What is a Braganza Duty?
The so-called Braganza duty derives from the English Supreme Court decision in Braganza v BP Shipping Limited [2015] UKSC 17 (the ‘Braganza Judgment’). This was an employment law case in which no element of public law arose and which involved the exclusion of a death in service benefit where the employer was of the view that the deceased had died by suicide.
The English Supreme Court noted that while it is not for the courts to re-write bargain terms between parties, where the contract gives discretion to one party to make a decision that will impact rights held by both parties under the contract, there is a clear conflict of interest. It further noted that the conflict is heightened where there is an imbalance of power between the contracting parties, for example an employer/employee relationship and in these circumstances, the courts will imply a duty as to the manner in which those powers are exercised.
In Braganza, the court adopted a two-limb test for determining a breach of this duty; firstly, it will assess whether the correct matters have been taken into account by a party in reaching a decision to exercise its discretion under the contract, and secondly, the court will assess whether the result of this exercise of discretion is so outrageous that no reasonable decision-maker could have reached it.
The court held that a decision-maker is required to act with honesty, good faith and genuineness in arriving at a decision and the courts will imply a term into a contract requiring the relevant party to exercise its discretion in a way which is not arbitrary, irrational or capricious. As such, while the court recognised its existence, there is a high hurdle to establish a breach of the implied duty.
Braganza Duty in Ireland
A number of judgments of the Irish courts relating to banking and finance contracts and which predated the Braganza Judgment in England, rejected the argument that there was an implied duty to act reasonably.
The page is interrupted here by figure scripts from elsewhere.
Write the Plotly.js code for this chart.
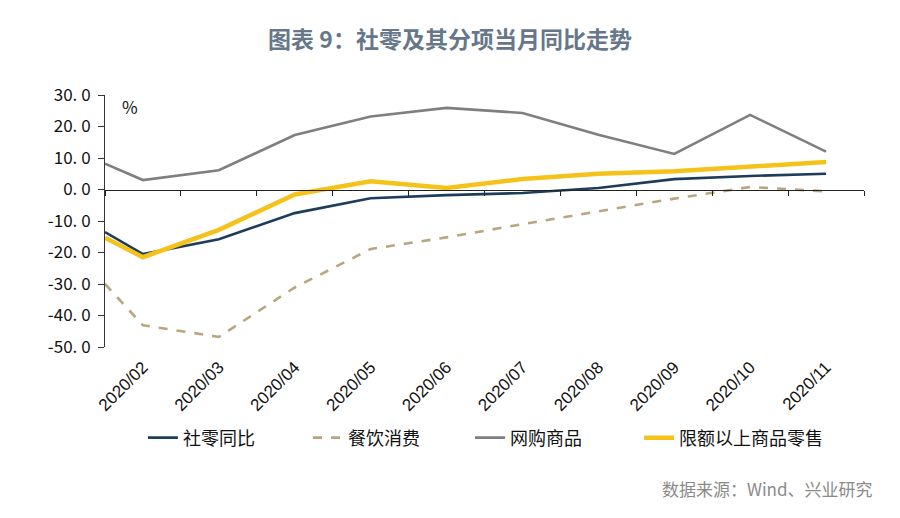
<!DOCTYPE html>
<html>
<head>
<meta charset="utf-8">
<script src="https://cdn.plot.ly/plotly-3.0.1.min.js"></script>
<style>html,body{margin:0;padding:0;background:#fff;}#chart{width:900px;height:518px;}</style>
</head>
<body>
<div id="chart"></div>
<script>
// Month categories (labelled on the x axis)
const categories = ["2020/02","2020/03","2020/04","2020/05","2020/06","2020/07","2020/08","2020/09","2020/10","2020/11"];
// Series (% yoy); "...Edge" = value where each line enters at the left edge of the plot
const retailEdge = -13.5;
const retail   = [-20.5, -15.8, -7.5, -2.8, -1.8, -1.1, 0.5, 3.3, 4.3, 5.0];
const cateringEdge = -30.0;
const catering = [-43.1, -46.8, -31.1, -18.9, -15.2, -11.0, -7.0, -2.9, 0.8, -0.6];
const onlineEdge = 8.2;
const online   = [3.0, 6.1, 17.3, 23.2, 25.9, 24.3, 17.4, 11.3, 23.7, 12.0];
const aboveEdge = -15.3;
const above    = [-21.5, -12.8, -1.6, 2.6, 0.5, 3.3, 5.0, 5.8, 7.2, 8.7];
const seriesNames = ["社零同比","餐饮消费","网购商品","限额以上商品零售"];
const yTicks = [-50,-40,-30,-20,-10,0,10,20,30];
const yTickText = yTicks.map(v => v.toFixed(1).replace(".", ". "));

const idx = categories.map((c,i)=>i);
const xs = [-0.5].concat(idx);
const boundaries = [-0.5].concat(idx.map(i=>i+0.5));

const cjk = '"Noto Sans CJK SC", "Noto Sans", sans-serif';

const traces = [
  {x: xs, y: [retailEdge].concat(retail), name: seriesNames[0], legend:'legend', mode: 'lines', line:{color:'#1e3d5c', width:2.6}},
  {x: xs, y: [cateringEdge].concat(catering), name: seriesNames[1], legend:'legend2', mode: 'lines', line:{color:'#b8a67e', width:2.6, dash:'dash'}},
  {x: xs, y: [onlineEdge].concat(online), name: seriesNames[2], legend:'legend3', mode: 'lines', line:{color:'#7f7f7f', width:2.6}},
  {x: xs, y: [aboveEdge].concat(above), name: seriesNames[3], legend:'legend4', mode: 'lines', line:{color:'#f5c21a', width:4.5}},
  {x: [], y: [], xaxis:'x2', showlegend:false, hoverinfo:'skip', mode:'lines'}
];

const legendBase = (x) => ({orientation:'h', x:x, xanchor:'left', y:-0.361, yanchor:'middle',
  font:{family: cjk, size:18, color:'#111'}, bgcolor:'rgba(0,0,0,0)'});

const layout = {
  width: 900, height: 518,
  margin: {l:105, r:36, t:95, b:171},
  paper_bgcolor:'#fff', plot_bgcolor:'#fff',
  title: {text: '<b>图表 9：社零及其分项当月同比走势</b>', x:0.5, xanchor:'center', y:0.922, yanchor:'middle',
          font:{family: cjk, size:23, color:'#66778a'}},
  xaxis: {range:[-0.5, 9.5], tickvals: idx, ticktext: categories, tickangle:-45,
          showgrid:false, zeroline:false, showline:false, ticks:'', ticklabelstandoff:6,
          tickfont:{family:'Arial, "Liberation Sans", sans-serif', size:17, color:'#111'}, fixedrange:true},
  xaxis2: {overlaying:'x', anchor:'free', position:0.625, range:[-0.5,9.5],
           tickvals: boundaries, showticklabels:false, ticks:'outside', ticklen:5, tickcolor:'#222',
           showline:true, linecolor:'#222', linewidth:1, showgrid:false, zeroline:false, side:'bottom'},
  yaxis: {range:[-50,30], tickvals:yTicks, ticktext:yTickText, showgrid:false, zeroline:false,
          showline:true, linecolor:'#333', linewidth:1, ticks:'outside', ticklen:6, tickcolor:'#333',
          ticklabelstandoff:4,
          tickfont:{family: cjk, size:17, color:'#111'}},
  showlegend:true,
  legend: legendBase(0.050),
  legend2: legendBase(0.2675),
  legend3: legendBase(0.481),
  legend4: legendBase(0.7036),
  annotations:[
    {text:'%', xref:'paper', yref:'paper', x:0.02, y:1.01, xanchor:'left', yanchor:'top', showarrow:false,
     font:{family:cjk, size:17, color:'#111'}},
    {text:'数据来源：Wind、兴业研究', xref:'paper', yref:'paper', x:1.015, y:-0.56, xanchor:'right', yanchor:'middle',
     showarrow:false, font:{family:cjk, size:17, color:'#8a8a8a'}}
  ]
};

Plotly.newPlot('chart', traces, layout, {displayModeBar:false, staticPlot:true});
</script>
</body>
</html>
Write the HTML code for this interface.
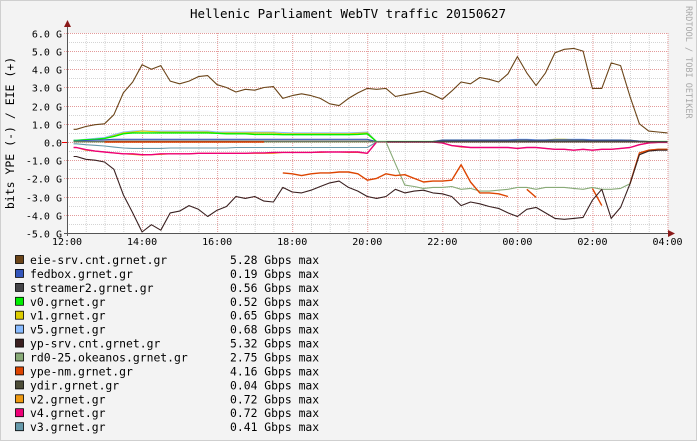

In Irish Bank Resolution Corporation Ltd (In Special Liquidation) v Morrissey [2013] IEHC 208 the High Court noted that it could not conduct a review as to the reasonableness or fairness of decisions taken by the plaintiff bank as it might do in a judicial review of a public body to which public law principles applied.
In Ryan v Danske Bank [2014] IEHC 236, which again involved a financial institution, the court rejected the argument that there was an obligation on the bank to act with a degree of reasonableness or fairness, which would more commonly be found in public law.
In Re Flynn Construction Co [2014] IEHC 458, the High Court again rejected the contention that the corporate defendant was obliged to act fairly and reasonably in the exercise of its discretion under finance documents.
However, a recent Supreme Court decision in O’Sullivan v The Health Service Executive [2023] IESC 11 considered the Braganza Judgment and adopted the test outlined in that decision. This case involved an appeal to a Court of Appeal decision granting the plaintiff an order of mandamus terminating his suspension and reinstating him to his position as a consultant. The relevant consultant contract had elements of private law and administrative law and so was not a wholly private contract matter, as had been the case in the Braganza Judgment. However, the Supreme Court noted that where discretion is to be exercised, it should be exercised in good faith and the decision reached should be one which is not arbitrary, capricious, perverse or irrational.
The Supreme Court noted that it follows that such a decision could be impugned not only where it was evidenced that no reasonable decision maker could have reached that decision but also where the decision-making process had failed to exclude extraneous considerations or to take account of all obviously relevant ones.
Conclusion
The Supreme Court in the O’Sullivan judgment noted that the Braganza Judgment arose in the context of a private law setting and that such an approach was “all the more” appropriate in the O’Sullivan case that had elements of private and administrative law. As such, the application of the Braganza test in a wholly private matter remains to be determined and future developments are keenly awaited.